[Start Extracted material]

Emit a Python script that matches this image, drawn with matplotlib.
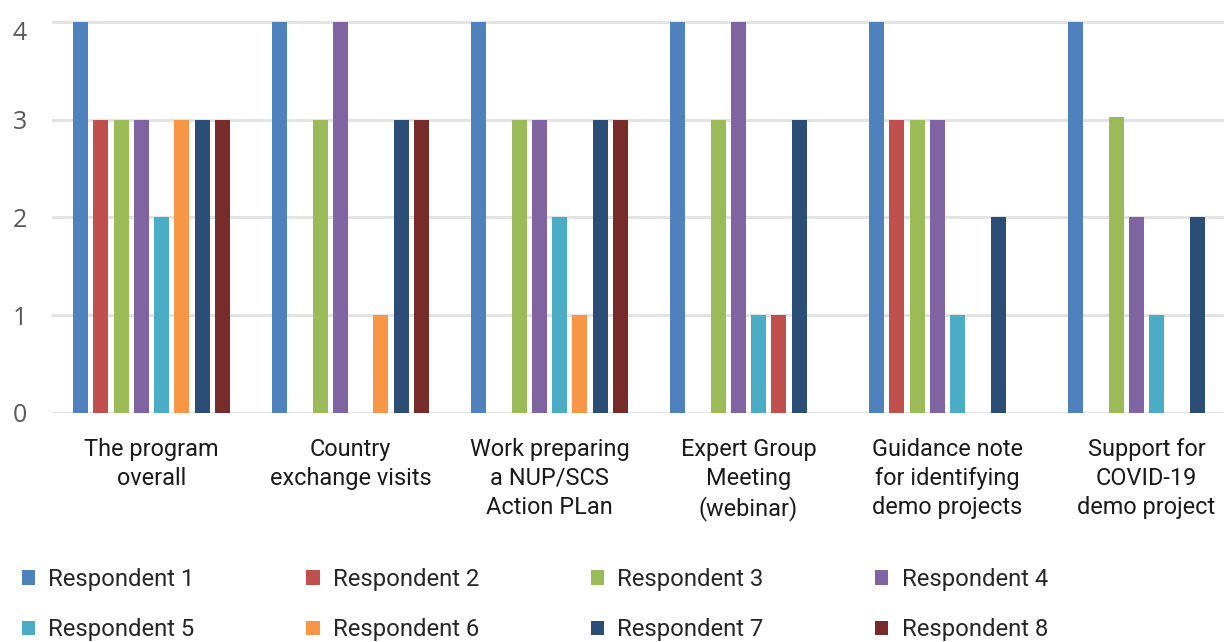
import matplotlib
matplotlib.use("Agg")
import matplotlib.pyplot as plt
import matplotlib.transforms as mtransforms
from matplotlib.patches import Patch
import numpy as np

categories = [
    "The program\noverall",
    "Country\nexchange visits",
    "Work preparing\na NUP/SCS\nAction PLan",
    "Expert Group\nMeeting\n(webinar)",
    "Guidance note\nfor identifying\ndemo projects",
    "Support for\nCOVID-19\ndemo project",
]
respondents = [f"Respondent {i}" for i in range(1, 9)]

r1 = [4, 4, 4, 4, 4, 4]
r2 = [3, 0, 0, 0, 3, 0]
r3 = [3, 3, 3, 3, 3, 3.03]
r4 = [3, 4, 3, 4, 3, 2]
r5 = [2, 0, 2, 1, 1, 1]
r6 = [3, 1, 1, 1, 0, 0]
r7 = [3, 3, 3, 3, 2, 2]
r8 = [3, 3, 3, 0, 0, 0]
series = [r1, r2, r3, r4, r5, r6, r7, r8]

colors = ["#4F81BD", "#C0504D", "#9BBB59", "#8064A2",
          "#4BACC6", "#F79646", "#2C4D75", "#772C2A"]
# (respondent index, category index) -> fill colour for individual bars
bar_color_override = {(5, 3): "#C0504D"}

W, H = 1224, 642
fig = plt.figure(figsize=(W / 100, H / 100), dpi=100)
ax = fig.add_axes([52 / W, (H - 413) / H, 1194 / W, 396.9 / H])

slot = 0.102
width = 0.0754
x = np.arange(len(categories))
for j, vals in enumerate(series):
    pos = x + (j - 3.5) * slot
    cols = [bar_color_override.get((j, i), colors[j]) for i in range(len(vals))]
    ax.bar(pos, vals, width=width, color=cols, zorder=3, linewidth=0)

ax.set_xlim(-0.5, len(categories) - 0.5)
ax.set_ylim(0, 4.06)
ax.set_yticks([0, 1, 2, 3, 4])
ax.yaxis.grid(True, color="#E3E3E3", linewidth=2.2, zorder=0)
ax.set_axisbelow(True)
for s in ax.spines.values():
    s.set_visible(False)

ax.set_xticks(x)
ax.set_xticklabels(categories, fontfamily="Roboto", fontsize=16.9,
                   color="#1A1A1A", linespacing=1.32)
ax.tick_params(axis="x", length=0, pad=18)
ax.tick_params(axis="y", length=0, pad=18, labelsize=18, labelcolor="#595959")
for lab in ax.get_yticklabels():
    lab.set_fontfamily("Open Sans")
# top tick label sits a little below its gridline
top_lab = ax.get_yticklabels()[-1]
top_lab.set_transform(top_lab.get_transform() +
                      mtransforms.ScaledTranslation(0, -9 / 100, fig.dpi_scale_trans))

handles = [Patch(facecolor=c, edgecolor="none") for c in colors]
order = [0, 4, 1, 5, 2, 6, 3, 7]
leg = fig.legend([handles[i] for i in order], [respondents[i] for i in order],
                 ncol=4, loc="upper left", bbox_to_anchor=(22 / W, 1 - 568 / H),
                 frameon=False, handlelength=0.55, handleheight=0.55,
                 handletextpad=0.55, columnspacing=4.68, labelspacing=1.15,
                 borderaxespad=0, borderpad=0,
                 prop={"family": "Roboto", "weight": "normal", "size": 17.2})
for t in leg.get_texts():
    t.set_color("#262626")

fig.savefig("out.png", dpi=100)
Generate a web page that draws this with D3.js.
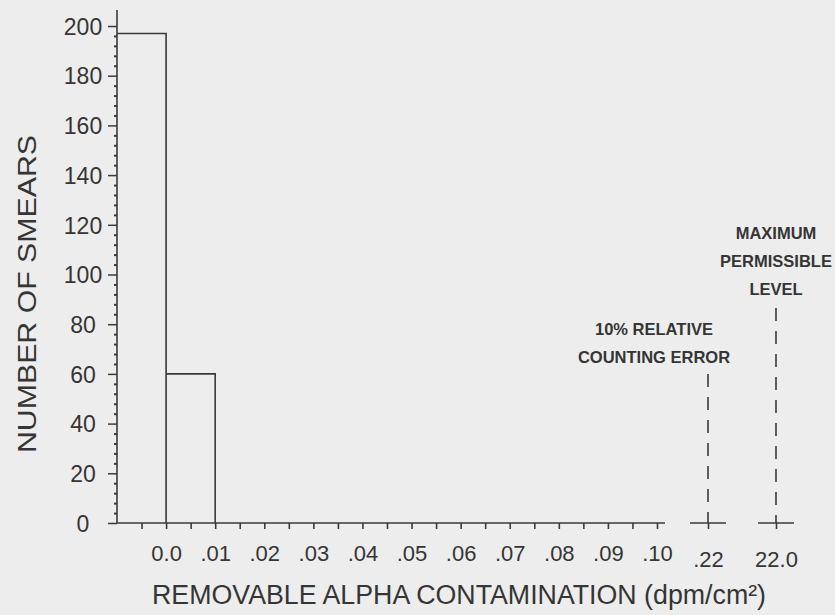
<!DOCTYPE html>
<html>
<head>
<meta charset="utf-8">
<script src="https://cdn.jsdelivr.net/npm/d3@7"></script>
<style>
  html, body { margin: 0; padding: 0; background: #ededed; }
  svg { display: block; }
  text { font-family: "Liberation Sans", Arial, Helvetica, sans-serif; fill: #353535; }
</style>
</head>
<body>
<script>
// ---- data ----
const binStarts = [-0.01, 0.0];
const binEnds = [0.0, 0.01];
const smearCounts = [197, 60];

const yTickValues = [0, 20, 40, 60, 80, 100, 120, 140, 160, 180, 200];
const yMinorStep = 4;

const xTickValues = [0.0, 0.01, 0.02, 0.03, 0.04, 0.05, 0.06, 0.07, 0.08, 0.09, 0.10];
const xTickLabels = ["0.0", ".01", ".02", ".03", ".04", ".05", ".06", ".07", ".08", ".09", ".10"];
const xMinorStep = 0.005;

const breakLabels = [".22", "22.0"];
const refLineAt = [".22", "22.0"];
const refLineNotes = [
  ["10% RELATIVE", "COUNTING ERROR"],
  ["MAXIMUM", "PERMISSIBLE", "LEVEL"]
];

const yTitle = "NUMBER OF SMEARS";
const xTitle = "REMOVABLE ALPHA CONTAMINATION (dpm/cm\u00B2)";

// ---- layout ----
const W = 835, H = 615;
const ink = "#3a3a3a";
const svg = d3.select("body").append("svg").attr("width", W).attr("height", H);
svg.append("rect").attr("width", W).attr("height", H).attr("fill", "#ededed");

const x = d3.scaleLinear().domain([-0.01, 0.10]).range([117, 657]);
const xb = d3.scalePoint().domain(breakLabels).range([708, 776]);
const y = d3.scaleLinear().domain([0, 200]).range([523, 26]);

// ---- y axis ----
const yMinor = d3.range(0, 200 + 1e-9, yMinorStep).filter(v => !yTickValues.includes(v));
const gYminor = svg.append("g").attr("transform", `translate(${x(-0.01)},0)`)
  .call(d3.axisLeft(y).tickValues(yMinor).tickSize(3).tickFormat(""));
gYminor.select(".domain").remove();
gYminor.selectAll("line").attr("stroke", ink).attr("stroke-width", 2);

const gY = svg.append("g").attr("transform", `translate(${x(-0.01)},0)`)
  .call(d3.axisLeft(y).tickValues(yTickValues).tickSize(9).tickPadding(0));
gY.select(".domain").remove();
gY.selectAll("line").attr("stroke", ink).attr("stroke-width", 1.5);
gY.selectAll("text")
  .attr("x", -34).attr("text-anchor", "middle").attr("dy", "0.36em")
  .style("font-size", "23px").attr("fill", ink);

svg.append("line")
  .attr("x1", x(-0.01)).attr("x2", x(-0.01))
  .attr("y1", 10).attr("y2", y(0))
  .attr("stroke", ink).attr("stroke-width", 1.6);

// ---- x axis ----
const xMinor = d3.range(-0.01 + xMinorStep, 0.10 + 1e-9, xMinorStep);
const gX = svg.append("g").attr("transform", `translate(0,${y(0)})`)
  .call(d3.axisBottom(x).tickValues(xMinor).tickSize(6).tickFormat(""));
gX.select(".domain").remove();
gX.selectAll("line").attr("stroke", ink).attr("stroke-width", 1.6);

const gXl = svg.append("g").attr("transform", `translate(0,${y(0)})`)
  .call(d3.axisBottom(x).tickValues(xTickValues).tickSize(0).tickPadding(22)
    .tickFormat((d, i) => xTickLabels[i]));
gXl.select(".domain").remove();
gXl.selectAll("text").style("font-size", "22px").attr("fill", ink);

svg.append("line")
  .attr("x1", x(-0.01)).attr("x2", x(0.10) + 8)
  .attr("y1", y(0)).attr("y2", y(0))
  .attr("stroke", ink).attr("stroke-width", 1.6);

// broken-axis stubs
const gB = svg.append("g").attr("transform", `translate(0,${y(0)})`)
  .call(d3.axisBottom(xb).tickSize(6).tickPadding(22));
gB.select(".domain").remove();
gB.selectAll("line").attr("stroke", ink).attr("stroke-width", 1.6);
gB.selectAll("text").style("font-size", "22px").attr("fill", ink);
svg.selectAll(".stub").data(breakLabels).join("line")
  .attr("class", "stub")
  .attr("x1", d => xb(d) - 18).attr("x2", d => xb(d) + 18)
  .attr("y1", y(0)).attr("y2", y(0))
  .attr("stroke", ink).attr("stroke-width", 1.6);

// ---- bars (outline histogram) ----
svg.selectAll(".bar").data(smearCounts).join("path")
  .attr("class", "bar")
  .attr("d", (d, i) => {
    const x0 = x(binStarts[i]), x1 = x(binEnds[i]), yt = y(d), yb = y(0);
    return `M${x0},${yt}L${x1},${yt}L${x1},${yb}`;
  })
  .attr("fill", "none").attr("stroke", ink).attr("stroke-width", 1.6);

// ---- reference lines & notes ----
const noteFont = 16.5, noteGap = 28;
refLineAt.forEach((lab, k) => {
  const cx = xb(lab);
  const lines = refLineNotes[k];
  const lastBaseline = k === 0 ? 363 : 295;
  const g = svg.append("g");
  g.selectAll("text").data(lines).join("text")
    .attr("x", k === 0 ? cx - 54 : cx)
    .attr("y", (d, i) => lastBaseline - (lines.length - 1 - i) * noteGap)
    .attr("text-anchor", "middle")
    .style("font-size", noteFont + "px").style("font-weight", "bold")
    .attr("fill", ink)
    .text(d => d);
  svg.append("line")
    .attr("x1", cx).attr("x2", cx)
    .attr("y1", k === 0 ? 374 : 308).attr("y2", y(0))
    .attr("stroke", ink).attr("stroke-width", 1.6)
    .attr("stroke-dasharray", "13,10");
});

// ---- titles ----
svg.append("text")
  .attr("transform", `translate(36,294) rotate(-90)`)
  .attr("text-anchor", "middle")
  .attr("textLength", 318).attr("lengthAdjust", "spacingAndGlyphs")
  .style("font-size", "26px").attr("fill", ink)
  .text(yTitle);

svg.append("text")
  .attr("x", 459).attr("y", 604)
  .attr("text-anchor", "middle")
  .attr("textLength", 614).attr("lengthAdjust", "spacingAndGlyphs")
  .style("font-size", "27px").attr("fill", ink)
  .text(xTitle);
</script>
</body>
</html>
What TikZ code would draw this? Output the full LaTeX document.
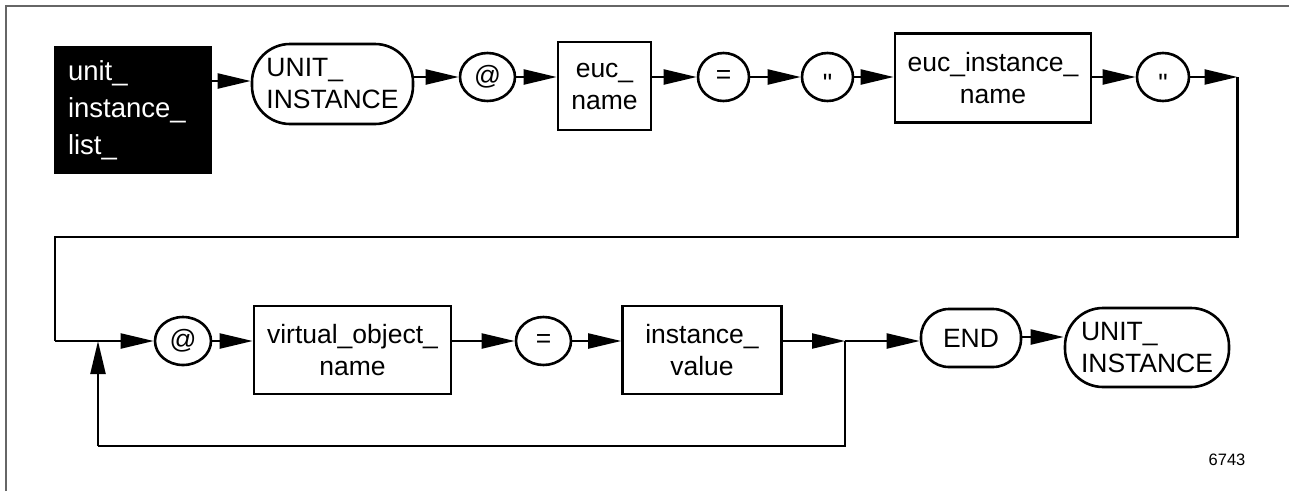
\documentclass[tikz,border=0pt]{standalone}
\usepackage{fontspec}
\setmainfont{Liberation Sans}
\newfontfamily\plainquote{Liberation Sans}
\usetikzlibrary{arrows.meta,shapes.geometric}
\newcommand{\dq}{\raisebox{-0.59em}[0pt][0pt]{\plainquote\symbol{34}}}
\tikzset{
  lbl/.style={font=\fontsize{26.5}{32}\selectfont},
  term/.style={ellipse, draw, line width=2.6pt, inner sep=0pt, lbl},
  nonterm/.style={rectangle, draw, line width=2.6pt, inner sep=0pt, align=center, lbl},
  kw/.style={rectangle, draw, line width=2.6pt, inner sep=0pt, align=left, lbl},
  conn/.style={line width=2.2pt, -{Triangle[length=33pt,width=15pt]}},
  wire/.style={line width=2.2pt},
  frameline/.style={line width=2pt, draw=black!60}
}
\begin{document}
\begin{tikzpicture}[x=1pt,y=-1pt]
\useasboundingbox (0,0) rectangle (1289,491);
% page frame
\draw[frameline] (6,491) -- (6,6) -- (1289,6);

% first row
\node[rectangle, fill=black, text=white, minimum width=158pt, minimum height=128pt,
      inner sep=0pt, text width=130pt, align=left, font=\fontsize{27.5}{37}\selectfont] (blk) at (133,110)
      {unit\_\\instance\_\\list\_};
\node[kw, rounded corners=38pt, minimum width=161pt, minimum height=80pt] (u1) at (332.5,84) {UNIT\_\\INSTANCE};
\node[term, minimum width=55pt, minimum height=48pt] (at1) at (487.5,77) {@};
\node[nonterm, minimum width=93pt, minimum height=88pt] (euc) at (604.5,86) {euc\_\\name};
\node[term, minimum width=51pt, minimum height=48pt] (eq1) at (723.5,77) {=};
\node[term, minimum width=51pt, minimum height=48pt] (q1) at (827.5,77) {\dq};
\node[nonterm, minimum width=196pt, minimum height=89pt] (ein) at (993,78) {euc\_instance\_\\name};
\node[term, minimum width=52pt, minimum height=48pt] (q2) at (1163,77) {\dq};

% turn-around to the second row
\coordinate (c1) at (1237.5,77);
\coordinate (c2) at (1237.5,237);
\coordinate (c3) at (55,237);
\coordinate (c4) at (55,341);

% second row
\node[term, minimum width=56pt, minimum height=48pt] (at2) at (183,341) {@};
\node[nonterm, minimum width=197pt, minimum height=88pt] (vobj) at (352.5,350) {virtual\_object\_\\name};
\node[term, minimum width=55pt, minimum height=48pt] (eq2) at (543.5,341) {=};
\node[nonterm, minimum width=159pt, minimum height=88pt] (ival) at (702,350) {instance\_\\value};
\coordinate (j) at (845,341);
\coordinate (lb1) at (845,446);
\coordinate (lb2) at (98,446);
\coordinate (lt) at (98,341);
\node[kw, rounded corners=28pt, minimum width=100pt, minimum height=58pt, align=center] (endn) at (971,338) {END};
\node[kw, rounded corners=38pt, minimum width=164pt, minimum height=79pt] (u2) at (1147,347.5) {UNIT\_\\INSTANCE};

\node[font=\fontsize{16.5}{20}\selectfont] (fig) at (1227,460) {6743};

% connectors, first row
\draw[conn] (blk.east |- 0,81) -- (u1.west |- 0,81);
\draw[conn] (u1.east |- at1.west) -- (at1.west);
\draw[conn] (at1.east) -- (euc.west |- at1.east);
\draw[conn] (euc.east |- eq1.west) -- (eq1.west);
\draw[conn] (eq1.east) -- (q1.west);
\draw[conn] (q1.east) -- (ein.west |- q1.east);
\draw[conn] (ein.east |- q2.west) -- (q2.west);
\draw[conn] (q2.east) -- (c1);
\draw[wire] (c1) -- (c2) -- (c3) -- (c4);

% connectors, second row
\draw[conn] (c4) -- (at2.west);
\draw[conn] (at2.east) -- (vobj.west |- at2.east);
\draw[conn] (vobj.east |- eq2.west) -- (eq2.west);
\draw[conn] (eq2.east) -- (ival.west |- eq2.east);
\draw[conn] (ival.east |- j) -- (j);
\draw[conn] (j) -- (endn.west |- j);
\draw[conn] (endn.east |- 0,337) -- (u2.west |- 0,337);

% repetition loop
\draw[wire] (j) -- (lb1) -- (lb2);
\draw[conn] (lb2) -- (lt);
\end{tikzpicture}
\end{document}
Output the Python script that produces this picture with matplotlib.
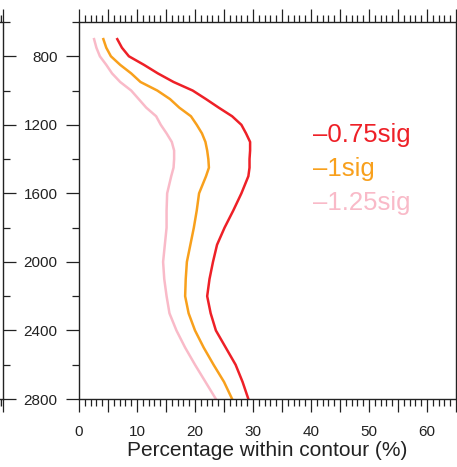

[End Extracted material]

* **Work required**: Skip the pictures, please, and transcribe only the lines from the beginning of the material through the one that contains "import numpy as np".

* **Exercise result**:
Emit a Python script that matches this image, drawn with matplotlib.
import matplotlib
matplotlib.use("Agg")
import matplotlib.pyplot as plt
import matplotlib.transforms as mtransforms
from matplotlib.patches import Patch
import numpy as np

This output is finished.